■ Given instruction ■
Exactly the lines from the one containing "Convert this chart" through the one containing "PieChart, Pie, Cell" are to be returned, please, without any pictures.

Recorded data:
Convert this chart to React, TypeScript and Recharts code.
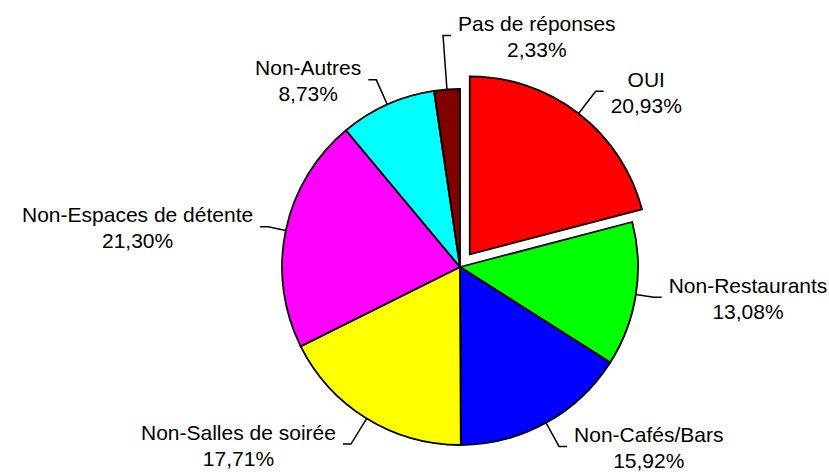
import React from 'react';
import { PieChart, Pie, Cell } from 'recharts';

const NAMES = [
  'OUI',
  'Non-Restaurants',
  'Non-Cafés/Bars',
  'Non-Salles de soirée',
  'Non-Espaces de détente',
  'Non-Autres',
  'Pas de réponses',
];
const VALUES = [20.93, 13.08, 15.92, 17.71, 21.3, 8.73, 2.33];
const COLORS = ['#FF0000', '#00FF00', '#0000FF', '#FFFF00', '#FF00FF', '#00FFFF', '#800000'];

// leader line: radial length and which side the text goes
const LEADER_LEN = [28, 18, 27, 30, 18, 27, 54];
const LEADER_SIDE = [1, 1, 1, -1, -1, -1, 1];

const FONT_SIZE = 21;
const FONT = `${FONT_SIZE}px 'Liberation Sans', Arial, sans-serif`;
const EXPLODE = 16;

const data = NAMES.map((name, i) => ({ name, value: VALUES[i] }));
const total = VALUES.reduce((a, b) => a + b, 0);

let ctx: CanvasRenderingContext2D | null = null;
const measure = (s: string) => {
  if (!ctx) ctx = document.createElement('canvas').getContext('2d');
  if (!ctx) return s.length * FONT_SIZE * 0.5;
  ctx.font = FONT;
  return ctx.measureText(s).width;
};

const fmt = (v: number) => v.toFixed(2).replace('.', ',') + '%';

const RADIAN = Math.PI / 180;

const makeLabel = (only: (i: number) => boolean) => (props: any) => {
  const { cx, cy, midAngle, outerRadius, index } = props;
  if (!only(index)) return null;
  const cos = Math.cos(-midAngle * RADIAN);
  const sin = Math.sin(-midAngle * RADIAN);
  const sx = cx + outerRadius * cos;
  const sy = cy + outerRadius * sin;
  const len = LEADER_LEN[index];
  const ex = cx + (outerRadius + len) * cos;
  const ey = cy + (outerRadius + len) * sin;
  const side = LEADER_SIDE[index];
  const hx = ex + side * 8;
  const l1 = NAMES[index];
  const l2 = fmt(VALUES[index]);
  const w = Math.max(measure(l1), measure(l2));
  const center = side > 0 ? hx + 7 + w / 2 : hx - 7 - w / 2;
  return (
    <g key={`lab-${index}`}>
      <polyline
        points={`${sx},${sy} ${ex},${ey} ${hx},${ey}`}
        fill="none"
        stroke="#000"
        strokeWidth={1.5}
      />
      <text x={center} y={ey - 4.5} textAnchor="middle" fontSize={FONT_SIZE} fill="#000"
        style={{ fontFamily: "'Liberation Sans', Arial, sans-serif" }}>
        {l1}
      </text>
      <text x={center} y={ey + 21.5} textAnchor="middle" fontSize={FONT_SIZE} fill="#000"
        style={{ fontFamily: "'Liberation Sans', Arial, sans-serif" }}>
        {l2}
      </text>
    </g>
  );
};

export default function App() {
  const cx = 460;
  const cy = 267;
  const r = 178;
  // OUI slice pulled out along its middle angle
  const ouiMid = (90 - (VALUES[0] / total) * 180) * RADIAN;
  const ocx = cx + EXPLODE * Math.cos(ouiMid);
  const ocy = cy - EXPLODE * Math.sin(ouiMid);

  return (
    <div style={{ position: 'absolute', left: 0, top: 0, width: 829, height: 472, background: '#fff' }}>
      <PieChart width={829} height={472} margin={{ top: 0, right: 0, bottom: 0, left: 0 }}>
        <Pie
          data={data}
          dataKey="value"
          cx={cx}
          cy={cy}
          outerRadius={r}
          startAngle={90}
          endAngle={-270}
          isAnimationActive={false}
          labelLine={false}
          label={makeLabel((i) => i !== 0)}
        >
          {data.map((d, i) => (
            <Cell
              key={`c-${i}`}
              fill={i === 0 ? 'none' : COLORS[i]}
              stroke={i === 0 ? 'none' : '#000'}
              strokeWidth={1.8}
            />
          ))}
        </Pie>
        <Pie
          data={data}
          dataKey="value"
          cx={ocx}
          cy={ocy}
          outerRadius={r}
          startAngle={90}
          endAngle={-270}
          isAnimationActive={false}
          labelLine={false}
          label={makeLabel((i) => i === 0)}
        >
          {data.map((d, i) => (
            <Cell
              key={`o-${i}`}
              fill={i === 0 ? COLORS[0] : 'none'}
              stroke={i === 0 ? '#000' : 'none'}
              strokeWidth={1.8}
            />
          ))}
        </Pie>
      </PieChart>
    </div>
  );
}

...

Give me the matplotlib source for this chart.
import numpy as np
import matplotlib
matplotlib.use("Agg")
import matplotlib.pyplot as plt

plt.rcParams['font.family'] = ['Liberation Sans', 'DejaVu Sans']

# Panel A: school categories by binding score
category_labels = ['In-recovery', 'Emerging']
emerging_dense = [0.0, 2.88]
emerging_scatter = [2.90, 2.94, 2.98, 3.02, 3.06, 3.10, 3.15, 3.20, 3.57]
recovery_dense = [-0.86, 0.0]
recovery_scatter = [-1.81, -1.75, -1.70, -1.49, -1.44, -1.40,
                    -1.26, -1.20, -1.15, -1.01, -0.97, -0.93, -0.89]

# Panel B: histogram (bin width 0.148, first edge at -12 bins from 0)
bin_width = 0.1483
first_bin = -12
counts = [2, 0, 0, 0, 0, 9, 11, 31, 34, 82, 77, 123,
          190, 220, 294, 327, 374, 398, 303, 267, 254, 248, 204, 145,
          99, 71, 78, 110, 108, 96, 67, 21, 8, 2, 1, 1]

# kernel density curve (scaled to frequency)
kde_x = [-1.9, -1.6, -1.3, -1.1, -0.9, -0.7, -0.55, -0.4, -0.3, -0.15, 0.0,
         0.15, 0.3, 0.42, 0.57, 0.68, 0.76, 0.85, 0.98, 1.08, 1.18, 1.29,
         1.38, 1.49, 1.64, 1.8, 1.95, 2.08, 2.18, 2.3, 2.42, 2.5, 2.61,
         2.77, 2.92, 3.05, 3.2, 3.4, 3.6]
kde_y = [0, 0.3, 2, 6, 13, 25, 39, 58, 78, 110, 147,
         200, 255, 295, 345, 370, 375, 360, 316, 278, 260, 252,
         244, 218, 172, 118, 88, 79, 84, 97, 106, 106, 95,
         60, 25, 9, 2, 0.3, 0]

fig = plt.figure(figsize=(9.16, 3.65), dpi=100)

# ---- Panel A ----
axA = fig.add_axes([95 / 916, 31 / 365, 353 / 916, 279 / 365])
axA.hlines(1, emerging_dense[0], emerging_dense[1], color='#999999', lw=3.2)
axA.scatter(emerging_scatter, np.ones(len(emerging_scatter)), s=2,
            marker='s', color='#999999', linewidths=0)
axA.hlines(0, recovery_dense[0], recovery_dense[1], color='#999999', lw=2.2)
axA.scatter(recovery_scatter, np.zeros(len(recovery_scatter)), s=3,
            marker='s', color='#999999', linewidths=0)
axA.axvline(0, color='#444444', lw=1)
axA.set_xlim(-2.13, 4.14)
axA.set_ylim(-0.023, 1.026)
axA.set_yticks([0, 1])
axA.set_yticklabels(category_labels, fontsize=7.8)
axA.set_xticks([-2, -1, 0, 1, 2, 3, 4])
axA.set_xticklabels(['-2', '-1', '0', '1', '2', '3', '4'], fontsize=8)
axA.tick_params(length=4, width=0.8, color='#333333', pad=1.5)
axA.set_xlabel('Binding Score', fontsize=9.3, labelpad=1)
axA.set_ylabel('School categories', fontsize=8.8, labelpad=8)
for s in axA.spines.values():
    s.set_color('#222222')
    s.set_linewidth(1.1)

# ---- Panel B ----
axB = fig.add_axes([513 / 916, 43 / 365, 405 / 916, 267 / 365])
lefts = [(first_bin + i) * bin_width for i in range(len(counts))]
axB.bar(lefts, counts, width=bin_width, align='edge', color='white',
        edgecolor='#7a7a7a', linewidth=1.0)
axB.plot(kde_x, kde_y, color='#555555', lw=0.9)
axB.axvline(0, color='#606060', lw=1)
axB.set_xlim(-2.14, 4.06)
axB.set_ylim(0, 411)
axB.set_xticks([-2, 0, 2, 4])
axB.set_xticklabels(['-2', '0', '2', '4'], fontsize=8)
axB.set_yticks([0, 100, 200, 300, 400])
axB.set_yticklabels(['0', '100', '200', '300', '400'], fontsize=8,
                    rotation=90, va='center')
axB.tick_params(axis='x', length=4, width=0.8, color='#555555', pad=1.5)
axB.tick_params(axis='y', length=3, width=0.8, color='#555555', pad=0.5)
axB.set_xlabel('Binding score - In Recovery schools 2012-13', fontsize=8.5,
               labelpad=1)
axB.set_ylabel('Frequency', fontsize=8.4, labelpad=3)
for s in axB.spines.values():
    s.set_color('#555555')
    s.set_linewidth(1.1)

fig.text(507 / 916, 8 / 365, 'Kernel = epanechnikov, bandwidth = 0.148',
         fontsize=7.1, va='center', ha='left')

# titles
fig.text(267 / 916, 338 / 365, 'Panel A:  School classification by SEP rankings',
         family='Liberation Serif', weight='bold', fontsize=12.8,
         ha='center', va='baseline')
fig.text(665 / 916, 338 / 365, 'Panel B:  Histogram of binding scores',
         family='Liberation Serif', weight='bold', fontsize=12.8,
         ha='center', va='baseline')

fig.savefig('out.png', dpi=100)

■ Worked solution ■
Convert this chart to React, TypeScript and Recharts code.
import React from 'react';
import { PieChart, Pie, Cell } from 'recharts';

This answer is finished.